Health and strength for the journey
How do we handle all of these phases in the journey of motherhood? One minute, your child is totally dependent on you, and the next minute, your child has moved out to be on their own. So, what if your children don’t need you? Well, other people do need you! Now is not the time to feel that your work is over. As a matter of fact, it is time to re-polish, re-purpose and refocus. This season is the time to stay healthy so that when your kids and others need you, you are there!
No matter where you are in your journey of motherhood, staying healthy is crucial to your success because it ensures a better outcome for yourself and your child.

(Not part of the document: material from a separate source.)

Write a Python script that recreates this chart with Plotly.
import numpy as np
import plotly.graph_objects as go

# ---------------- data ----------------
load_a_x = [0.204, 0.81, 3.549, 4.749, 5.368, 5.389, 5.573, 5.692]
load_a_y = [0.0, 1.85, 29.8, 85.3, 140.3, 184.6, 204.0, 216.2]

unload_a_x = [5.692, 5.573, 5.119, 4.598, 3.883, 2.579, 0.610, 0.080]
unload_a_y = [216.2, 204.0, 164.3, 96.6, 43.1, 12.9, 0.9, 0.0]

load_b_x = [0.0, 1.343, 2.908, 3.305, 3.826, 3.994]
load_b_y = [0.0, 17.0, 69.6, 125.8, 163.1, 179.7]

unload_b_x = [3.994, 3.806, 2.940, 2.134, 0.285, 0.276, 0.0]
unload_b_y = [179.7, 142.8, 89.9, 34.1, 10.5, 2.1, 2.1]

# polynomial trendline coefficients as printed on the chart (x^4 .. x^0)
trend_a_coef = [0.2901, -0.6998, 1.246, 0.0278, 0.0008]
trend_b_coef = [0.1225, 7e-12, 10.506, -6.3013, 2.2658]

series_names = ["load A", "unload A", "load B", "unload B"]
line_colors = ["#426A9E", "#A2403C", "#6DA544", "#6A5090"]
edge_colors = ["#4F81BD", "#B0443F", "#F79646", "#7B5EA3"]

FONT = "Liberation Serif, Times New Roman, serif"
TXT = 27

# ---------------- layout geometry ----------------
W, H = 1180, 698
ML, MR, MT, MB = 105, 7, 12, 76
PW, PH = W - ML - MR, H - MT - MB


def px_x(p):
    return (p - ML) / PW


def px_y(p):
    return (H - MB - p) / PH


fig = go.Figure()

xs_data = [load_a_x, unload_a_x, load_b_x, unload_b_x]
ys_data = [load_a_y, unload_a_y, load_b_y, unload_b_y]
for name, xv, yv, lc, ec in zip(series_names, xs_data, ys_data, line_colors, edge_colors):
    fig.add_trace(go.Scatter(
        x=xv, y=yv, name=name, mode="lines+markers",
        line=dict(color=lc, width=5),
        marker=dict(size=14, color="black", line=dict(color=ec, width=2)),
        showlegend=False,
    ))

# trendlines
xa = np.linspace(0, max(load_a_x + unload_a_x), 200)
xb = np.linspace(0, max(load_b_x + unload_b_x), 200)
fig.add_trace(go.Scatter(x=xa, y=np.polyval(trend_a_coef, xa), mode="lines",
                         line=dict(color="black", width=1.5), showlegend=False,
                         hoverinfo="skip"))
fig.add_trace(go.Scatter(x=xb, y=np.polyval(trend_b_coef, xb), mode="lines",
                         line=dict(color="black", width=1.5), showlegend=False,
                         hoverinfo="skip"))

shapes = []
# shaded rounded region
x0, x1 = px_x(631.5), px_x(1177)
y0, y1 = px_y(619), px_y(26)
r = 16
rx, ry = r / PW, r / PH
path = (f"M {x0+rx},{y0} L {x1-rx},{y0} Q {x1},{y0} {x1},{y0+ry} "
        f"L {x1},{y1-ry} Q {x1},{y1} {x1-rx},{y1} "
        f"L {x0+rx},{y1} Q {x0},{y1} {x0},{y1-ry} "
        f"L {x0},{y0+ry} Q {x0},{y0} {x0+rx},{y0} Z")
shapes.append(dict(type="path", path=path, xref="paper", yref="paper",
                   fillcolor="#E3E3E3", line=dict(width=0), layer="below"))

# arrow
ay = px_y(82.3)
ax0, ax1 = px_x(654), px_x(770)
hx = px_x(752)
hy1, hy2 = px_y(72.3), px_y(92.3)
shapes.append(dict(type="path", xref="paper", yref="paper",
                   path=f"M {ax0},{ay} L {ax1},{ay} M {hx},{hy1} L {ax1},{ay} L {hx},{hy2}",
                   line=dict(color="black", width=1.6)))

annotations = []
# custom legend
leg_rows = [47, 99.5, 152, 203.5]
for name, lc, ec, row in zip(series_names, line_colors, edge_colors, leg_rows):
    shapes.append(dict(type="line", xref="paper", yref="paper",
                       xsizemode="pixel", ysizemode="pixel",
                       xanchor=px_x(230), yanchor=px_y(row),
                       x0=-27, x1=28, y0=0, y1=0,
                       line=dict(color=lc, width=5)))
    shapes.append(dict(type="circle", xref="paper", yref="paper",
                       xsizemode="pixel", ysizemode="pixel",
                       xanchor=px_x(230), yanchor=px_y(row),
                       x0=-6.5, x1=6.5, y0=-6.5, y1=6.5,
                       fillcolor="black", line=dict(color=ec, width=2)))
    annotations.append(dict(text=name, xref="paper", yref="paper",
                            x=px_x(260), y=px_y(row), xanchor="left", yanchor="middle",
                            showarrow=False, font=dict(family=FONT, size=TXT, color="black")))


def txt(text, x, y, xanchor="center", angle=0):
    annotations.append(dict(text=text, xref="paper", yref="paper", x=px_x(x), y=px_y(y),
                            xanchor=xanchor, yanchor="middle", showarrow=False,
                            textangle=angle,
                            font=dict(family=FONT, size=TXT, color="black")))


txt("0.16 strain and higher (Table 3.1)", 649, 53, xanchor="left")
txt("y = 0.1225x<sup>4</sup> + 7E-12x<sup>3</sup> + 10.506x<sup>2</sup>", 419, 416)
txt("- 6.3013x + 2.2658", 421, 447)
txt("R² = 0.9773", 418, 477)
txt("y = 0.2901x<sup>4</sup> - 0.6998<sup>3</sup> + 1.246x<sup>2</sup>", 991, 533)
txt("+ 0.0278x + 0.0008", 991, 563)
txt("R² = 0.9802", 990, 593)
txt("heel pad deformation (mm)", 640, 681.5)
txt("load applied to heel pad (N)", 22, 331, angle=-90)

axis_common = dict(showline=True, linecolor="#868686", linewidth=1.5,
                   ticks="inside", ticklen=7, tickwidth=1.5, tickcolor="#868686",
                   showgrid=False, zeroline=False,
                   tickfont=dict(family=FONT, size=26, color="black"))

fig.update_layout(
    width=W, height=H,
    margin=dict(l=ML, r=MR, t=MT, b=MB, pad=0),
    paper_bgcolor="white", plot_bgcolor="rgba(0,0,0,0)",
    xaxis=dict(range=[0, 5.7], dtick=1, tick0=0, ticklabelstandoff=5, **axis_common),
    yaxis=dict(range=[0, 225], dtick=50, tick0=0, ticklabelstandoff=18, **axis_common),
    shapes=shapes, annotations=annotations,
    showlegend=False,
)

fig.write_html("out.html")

Focusing on your health is a gift to yourself and your child, born and unborn.
One of the ways you can focus on your health is to live a healthy lifestyle. Even if you are healthy, you should still screen for diseases so you can detect and treat them early. The UCSF Women’s Health Clinical Research Center provides this great list of recommended screening for healthy women by age.
Please talk to your doctor about these screening tests and examinations.
Final thoughts
In my twenty years as a pediatrician, I have never seen a mom who did not want the best for their child. Mothers and I may not always agree on what is best for their children, but I know and understand that mothers act based on their information, just as I do. Sometimes, I can convince mothers to see my evidence-based viewpoint, and at other times, I can’t. But I do know that when push comes to shove, most mothers will put their child’s health first!
And so, to every mother out there, to the mom of healthy kids, to the mom of sick or disabled kids, to pregnant moms, to future moms, to moms who have experienced the loss of a child, and to all women, I say “Happy Mother’s Day!”